EDIT: I also noted one of his more recent film appearances was in the 2002 horror film Feardotcom - it is a rather derivative horror film (mostly following the arc of Ring, though Feardotcom I think just beat the official US remake of that film into theatres. Stephen Rea's serial killer broadcasting his murders over the internet to an appreciative audience also has some tropes that anticipate the torture porn subgenre by a couple of years, though My Little Eye is a far better 'internet horror' film) but it has some compensations in its gorgeous (but very, very dark!) photography and an excellent, though rather under utilised, cast. In particular Udo Kier and Nicol Williamson appear looking rather haggard as victims of the ghostly website, and Sarrazin has an amusing scene to himself as a drunken new media guru who gets to 'explain the spooky power of the internet' to our intrepid investigators!

Re: Passages

Posted: Wed Apr 20, 2011 5:50 pm
by antnield

Re: Passages

Posted: Wed Apr 20, 2011 5:52 pm
by knives
This caused a vocal response from me.
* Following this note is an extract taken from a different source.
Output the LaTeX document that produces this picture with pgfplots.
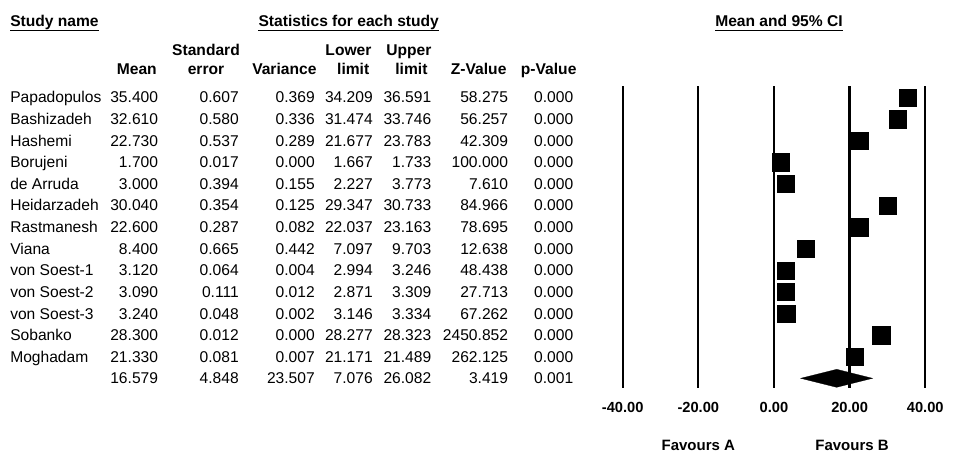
\documentclass[border=0pt]{standalone}
\usepackage{fontspec}
\setmainfont{Liberation Sans}
\usepackage{pgfplots}
\usepackage{pgfplotstable}
\pgfplotsset{compat=1.18}
\pgfplotstableread{
row mean
1 35.400
2 32.610
3 22.730
4 1.700
5 3.000
6 30.040
7 22.600
8 8.400
9 3.120
10 3.090
11 3.240
12 28.300
13 21.330
}\studies
\begin{document}
\begin{tikzpicture}[x=0.75pt,y=-0.75pt]
\path[use as bounding box] (0,0) rectangle (956,452);
\newcommand\tf{\fontsize{11.7}{14}\selectfont}
% titles
\node[anchor=base west,inner sep=0,font=\tf\bfseries] (t1) at (10,26.8) {Study name};
\node[anchor=base west,inner sep=0,font=\tf\bfseries] (t2) at (258.3,26.8) {Statistics for each study};
\node[anchor=base west,inner sep=0,font=\tf\bfseries] (t3) at (715,26.8) {Mean and 95\% CI};
\foreach \t in {t1,t2,t3}{\draw[line width=0.85pt] (\t.west|-0,30.7) -- (\t.east|-0,30.7);}
% column headers
\begin{scope}[every node/.style={inner sep=0,font=\tf\bfseries}]
\node[anchor=base] at (206,56) {Standard};
\node[anchor=base east] at (371.7,56) {Lower};
\node[anchor=base east] at (431.7,56) {Upper};
\node[anchor=base east] at (157,75) {Mean};
\node[anchor=base] at (206,75) {error};
\node[anchor=base east] at (316.7,75) {Variance};
\node[anchor=base east] at (369.5,75) {limit};
\node[anchor=base east] at (427.7,75) {limit};
\node[anchor=base east] at (506.7,75) {Z-Value};
\node[anchor=base east] at (576.7,75) {p-Value};
\end{scope}
% table rows
\begin{scope}[every node/.style={inner sep=0,font=\tf}]
\foreach \k/\n/\a/\b/\c/\d/\e/\f/\g in {
1/Papadopulos/35.400/0.607/0.369/34.209/36.591/58.275/0.000,
2/Bashizadeh/32.610/0.580/0.336/31.474/33.746/56.257/0.000,
3/Hashemi/22.730/0.537/0.289/21.677/23.783/42.309/0.000,
4/Borujeni/1.700/0.017/0.000/1.667/1.733/100.000/0.000,
5/de Arruda/3.000/0.394/0.155/2.227/3.773/7.610/0.000,
6/Heidarzadeh/30.040/0.354/0.125/29.347/30.733/84.966/0.000,
7/Rastmanesh/22.600/0.287/0.082/22.037/23.163/78.695/0.000,
8/Viana/8.400/0.665/0.442/7.097/9.703/12.638/0.000,
9/von Soest-1/3.120/0.064/0.004/2.994/3.246/48.438/0.000,
10/von Soest-2/3.090/0.111/0.012/2.871/3.309/27.713/0.000,
11/von Soest-3/3.240/0.048/0.002/3.146/3.334/67.262/0.000,
12/Sobanko/28.300/0.012/0.000/28.277/28.323/2450.852/0.000,
13/Moghadam/21.330/0.081/0.007/21.171/21.489/262.125/0.000,
14//16.579/4.848/23.507/7.076/26.082/3.419/0.001}{
\pgfmathsetmacro\yb{103+21.6*(\k-1)}
\node[anchor=base west] at (10,\yb) {\n};
\node[anchor=base east] at (158.3,\yb) {\a};
\node[anchor=base east] at (239,\yb) {\b};
\node[anchor=base east] at (315,\yb) {\c};
\node[anchor=base east] at (373,\yb) {\d};
\node[anchor=base east] at (431.5,\yb) {\e};
\node[anchor=base east] at (508.3,\yb) {\f};
\node[anchor=base east] at (573.5,\yb) {\g};
}
\end{scope}
% forest plot
\begin{axis}[
  at={(467.0pt,-64.5pt)}, anchor=north west,
  scale only axis, width=226.95pt, height=226.5pt,
  xmin=-40, xmax=40, ymin=0.468, ymax=14.449, y dir=reverse,
  clip=false,
  axis line style={draw=none}, tick style={draw=none},
  ytick=\empty,
  xtick={-40,-20,0,20,40},
  xticklabels={-40.00,-20.00,0.00,20.00,40.00},
  xticklabel style={font=\fontsize{11}{13}\selectfont\bfseries, anchor=base, yshift=-18.5pt},
  xmajorgrids, major grid style={black, line width=1.75pt},
]
\addplot[only marks, mark=square*, mark size=6.5pt, mark options={fill=black, draw=black, line width=0.2pt}] table[x=mean, y=row] {\studies};
\addplot[fill=black, draw=black, line width=0.2pt] coordinates {(7.076,14) (16.579,13.583) (26.082,14) (16.579,14.417)} -- cycle;
\end{axis}
\node[anchor=base,inner sep=0,font=\fontsize{11.25}{13}\selectfont\bfseries] at (698.3,450.7) {Favours A};
\node[anchor=base,inner sep=0,font=\fontsize{11.25}{13}\selectfont\bfseries] at (852,450.7) {Favours B};
\end{tikzpicture}
\end{document}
It's unfortunate when anyone dies in this manner.

Re: Passages

Posted: Wed Apr 20, 2011 7:54 pm
by Perkins Cobb
That is horrible. And I've met one of the other photographers who was injured a few times, so the incident hit home for me as well.

(And I haven't seen Restrepo ... do I need to? I'm so anti-war that a doc focusing on the soldiers triggered some visceral resistance.)

Re: Passages

Posted: Wed Apr 20, 2011 7:58 pm
by Tom Hagen
Restrepo is definitely worth seeing. I couldn't even process it in filmic terms; it's such a visceral document of the chaos that we have all so long feared it going on over there.